In the case of Ramulal Trambaklal Bhatt –Vs- Republic  E.A. 332 the court stated the following of a prima facie case;
“Remembering that the legal onus is always on the prosecution to prove its case beyond reasonable doubt, we cannot agree that a prima facie case is made out if, at the close of the prosecution case, the case is merely one, “which on full consideration might possibly be thought sufficient to sustain a conviction.” this is perilously near suggesting that the court would not be prepared to convict if no defence is made but rather hopes the defence will fill the gaps in the prosecution case. Nor can we agree that the question whether there is a case to answer depends only on whether there is “some evidence, irrespective of its incredibility or weight, sufficient to put the accused on his defence.” A mere scintilla of evidence can never be enough; nor can any amount of worthless discredited evidence…….it may not be easy to define what is meant by a “prima facie case”, but at least it must mean one of which a reasonable tribunal, properly directing its mind to the law and the evidence could convict if no explanation is offered by the defence.”

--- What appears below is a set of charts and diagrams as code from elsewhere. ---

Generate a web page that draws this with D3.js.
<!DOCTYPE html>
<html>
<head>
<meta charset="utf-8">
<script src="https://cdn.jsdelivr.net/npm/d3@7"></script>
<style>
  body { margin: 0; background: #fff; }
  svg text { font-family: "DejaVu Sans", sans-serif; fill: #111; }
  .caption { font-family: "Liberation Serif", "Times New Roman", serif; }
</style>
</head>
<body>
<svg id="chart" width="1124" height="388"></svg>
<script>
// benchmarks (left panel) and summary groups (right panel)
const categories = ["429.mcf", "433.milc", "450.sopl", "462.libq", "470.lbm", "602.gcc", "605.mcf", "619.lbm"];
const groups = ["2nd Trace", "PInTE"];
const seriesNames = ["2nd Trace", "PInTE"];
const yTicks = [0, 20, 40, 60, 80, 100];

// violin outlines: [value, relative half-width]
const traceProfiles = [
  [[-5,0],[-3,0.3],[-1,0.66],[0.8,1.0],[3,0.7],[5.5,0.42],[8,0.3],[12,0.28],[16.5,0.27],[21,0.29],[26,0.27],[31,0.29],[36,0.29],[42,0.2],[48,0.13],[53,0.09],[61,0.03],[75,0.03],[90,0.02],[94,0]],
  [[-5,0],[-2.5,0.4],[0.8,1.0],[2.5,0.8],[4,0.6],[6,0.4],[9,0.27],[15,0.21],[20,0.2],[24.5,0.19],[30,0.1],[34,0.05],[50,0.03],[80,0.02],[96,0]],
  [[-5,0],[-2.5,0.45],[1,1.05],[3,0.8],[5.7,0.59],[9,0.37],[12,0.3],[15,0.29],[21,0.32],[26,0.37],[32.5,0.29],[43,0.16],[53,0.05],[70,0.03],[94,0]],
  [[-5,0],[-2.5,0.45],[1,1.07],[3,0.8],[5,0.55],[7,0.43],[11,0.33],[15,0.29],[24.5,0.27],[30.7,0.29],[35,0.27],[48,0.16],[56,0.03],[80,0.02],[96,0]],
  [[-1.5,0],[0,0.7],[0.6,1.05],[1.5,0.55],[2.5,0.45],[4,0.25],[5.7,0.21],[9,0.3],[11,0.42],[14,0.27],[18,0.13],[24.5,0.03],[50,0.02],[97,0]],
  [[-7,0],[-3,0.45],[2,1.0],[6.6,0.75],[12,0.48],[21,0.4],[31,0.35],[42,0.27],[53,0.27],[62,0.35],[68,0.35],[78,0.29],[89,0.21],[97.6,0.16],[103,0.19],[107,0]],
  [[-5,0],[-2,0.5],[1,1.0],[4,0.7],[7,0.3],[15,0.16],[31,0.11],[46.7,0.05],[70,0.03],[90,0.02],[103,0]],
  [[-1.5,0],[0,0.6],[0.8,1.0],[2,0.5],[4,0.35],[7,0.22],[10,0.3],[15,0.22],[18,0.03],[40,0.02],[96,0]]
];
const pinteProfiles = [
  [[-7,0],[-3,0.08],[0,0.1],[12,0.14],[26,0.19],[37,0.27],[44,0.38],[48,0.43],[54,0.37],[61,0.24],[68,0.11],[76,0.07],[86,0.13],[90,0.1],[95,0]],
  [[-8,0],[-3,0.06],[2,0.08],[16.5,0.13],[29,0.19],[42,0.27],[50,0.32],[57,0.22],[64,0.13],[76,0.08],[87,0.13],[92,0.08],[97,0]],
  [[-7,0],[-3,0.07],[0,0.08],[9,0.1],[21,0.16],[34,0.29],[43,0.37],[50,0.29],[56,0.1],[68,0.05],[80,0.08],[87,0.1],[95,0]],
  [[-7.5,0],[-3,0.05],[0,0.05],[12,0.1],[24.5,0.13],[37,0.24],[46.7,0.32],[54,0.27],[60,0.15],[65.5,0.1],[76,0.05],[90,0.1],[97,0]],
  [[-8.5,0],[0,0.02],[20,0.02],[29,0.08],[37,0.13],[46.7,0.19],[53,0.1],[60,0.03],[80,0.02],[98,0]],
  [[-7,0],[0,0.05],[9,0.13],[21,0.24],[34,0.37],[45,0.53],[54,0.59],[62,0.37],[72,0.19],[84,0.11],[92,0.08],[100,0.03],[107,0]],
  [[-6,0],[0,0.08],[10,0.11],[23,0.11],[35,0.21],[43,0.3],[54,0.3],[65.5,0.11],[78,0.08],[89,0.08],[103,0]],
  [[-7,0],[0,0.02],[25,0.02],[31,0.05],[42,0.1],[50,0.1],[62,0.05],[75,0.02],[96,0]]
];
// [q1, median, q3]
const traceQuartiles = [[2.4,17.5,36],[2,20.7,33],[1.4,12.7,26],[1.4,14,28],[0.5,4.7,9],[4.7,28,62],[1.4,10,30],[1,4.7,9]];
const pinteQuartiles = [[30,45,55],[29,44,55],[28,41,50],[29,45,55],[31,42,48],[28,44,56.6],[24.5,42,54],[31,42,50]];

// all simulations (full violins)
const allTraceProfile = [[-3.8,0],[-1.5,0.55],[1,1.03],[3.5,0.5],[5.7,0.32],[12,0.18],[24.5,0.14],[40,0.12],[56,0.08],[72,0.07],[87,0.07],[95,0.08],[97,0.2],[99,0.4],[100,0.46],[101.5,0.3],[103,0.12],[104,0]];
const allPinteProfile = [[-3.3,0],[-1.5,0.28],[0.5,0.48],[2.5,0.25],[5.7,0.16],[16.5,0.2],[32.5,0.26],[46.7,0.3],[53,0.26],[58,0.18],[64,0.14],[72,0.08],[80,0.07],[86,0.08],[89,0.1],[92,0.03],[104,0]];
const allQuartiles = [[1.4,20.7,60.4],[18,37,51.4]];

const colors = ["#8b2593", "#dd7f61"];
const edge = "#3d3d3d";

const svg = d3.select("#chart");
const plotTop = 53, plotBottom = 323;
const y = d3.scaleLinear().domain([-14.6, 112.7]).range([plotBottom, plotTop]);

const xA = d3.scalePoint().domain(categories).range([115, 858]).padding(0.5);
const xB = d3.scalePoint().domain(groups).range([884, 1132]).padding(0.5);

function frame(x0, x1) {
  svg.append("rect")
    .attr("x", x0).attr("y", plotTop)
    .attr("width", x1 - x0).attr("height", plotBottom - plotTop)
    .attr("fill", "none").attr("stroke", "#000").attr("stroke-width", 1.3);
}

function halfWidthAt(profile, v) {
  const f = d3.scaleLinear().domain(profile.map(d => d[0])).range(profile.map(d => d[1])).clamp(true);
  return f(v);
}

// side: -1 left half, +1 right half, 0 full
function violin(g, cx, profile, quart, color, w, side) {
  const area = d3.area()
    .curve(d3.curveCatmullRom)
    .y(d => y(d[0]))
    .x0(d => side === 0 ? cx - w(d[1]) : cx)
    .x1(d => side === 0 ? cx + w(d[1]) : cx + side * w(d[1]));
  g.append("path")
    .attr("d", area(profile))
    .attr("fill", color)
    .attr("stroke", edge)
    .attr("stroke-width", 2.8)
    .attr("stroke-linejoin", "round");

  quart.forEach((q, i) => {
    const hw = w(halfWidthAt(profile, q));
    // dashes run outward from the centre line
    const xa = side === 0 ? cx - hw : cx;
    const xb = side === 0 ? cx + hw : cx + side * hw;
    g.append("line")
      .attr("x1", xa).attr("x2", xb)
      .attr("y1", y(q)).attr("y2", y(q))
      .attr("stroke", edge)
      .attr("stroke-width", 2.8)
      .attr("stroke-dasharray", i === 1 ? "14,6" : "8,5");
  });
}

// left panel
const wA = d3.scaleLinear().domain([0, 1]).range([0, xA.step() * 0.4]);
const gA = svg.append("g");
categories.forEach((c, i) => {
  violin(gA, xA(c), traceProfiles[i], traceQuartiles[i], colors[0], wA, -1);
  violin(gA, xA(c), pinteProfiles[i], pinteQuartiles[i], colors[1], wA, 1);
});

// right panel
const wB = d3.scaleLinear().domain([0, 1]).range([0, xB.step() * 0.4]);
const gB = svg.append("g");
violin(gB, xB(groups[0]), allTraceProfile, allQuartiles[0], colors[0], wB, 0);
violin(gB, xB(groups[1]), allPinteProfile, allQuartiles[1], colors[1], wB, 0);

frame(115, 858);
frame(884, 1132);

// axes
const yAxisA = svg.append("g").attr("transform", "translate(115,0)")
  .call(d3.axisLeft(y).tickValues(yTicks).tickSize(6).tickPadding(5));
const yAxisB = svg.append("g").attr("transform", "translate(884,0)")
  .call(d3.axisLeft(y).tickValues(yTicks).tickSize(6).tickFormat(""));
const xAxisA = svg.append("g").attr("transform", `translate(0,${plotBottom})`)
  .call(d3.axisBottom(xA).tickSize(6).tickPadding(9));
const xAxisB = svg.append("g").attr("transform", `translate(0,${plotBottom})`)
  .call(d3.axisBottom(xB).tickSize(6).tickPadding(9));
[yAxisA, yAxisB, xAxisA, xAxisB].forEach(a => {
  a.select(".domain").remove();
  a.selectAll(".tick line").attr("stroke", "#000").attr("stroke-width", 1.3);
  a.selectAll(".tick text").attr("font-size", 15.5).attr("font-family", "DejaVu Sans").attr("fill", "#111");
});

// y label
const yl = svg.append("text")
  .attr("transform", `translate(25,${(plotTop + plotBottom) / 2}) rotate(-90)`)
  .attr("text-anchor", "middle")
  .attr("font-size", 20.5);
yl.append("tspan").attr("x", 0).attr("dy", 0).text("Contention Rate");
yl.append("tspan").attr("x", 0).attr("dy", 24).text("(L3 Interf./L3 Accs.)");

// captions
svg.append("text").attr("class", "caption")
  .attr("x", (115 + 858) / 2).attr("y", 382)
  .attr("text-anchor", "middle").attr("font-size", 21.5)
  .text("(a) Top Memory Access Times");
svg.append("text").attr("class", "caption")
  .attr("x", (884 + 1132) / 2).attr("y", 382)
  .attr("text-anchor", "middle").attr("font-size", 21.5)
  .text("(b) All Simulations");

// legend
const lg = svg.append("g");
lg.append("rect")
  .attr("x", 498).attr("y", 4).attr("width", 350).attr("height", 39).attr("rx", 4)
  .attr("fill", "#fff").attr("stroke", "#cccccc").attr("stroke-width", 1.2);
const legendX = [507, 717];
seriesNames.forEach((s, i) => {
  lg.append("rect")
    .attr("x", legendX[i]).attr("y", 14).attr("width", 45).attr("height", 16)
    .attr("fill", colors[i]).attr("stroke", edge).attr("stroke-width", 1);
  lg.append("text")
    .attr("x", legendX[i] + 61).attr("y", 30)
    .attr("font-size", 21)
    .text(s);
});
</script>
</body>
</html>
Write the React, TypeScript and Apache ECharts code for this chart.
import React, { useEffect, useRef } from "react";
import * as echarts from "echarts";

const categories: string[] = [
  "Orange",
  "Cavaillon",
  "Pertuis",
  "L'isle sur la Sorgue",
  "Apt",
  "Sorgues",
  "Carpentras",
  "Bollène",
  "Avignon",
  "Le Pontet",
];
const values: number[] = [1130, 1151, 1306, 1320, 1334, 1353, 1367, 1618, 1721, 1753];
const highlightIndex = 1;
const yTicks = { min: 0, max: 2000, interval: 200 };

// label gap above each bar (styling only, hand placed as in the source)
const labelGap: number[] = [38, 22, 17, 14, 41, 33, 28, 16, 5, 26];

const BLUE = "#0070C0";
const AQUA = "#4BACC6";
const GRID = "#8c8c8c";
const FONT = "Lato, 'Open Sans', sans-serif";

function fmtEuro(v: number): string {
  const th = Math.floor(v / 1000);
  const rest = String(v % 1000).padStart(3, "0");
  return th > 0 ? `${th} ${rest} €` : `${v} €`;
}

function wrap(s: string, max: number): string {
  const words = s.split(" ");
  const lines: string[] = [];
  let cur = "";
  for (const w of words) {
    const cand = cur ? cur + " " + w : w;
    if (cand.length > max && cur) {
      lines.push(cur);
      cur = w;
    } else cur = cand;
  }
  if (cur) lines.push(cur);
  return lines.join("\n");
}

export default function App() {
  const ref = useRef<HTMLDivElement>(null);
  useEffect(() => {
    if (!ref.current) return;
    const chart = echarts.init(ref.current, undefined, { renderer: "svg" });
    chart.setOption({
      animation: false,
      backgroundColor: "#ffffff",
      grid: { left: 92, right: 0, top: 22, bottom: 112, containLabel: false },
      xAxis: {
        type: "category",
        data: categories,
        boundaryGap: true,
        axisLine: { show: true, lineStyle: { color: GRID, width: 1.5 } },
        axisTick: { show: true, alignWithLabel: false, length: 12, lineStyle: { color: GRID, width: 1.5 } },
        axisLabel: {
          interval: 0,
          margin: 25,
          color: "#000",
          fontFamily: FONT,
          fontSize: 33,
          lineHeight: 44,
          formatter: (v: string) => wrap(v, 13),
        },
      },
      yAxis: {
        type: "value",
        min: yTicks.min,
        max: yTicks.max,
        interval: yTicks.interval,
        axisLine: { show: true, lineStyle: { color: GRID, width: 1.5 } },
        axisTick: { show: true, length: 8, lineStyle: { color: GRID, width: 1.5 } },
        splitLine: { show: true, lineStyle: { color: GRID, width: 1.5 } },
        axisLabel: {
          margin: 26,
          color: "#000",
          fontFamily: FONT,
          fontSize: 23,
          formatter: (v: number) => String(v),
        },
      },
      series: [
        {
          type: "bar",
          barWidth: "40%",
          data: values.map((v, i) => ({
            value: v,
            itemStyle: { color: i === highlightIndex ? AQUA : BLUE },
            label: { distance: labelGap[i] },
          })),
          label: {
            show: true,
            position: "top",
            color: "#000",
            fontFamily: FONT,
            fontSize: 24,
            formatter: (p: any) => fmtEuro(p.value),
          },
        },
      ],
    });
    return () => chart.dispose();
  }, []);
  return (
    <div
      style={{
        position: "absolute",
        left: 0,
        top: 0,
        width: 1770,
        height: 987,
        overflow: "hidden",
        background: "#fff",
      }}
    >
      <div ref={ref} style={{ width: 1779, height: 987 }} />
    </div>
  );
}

24. The Bhatt case (supra) above sets out the parameters within which the evidence by the prosecution must be examined in considering whether or not an accused person should be placed on his/her defence. In the present case there was no direct evidence placed before this court.
The circumstantial evidence presented is so weak and is based on high suspicion. In Sawe –Vs- Republic  KLR 364 the court of Appeal held thus;
“Suspicion, however strong, cannot provide the basis of inferring guilt which must be proved by evidence beyond reasonable doubt.”
25. The note (EXB 2) is not a confession and besides being presented to the court as an exhibit, there was no explanation given on it. Were the accused to be placed on his defence and he elects to remain silent (which is his right) the evidence before this court is not sufficient to sustain a conviction.
26. The end result is that the prosecution has failed to establish a prima facie case against the accused person for this court to place him on his defence.
27. For my part, I find him not guilty and acquit him under Section 306(1) of the Criminal Procedure Code. He shall be released unless otherwise lawfully held under a separate warrant.
Delivered, signed & dated in open court this 18th day of December 2020, at Makueni.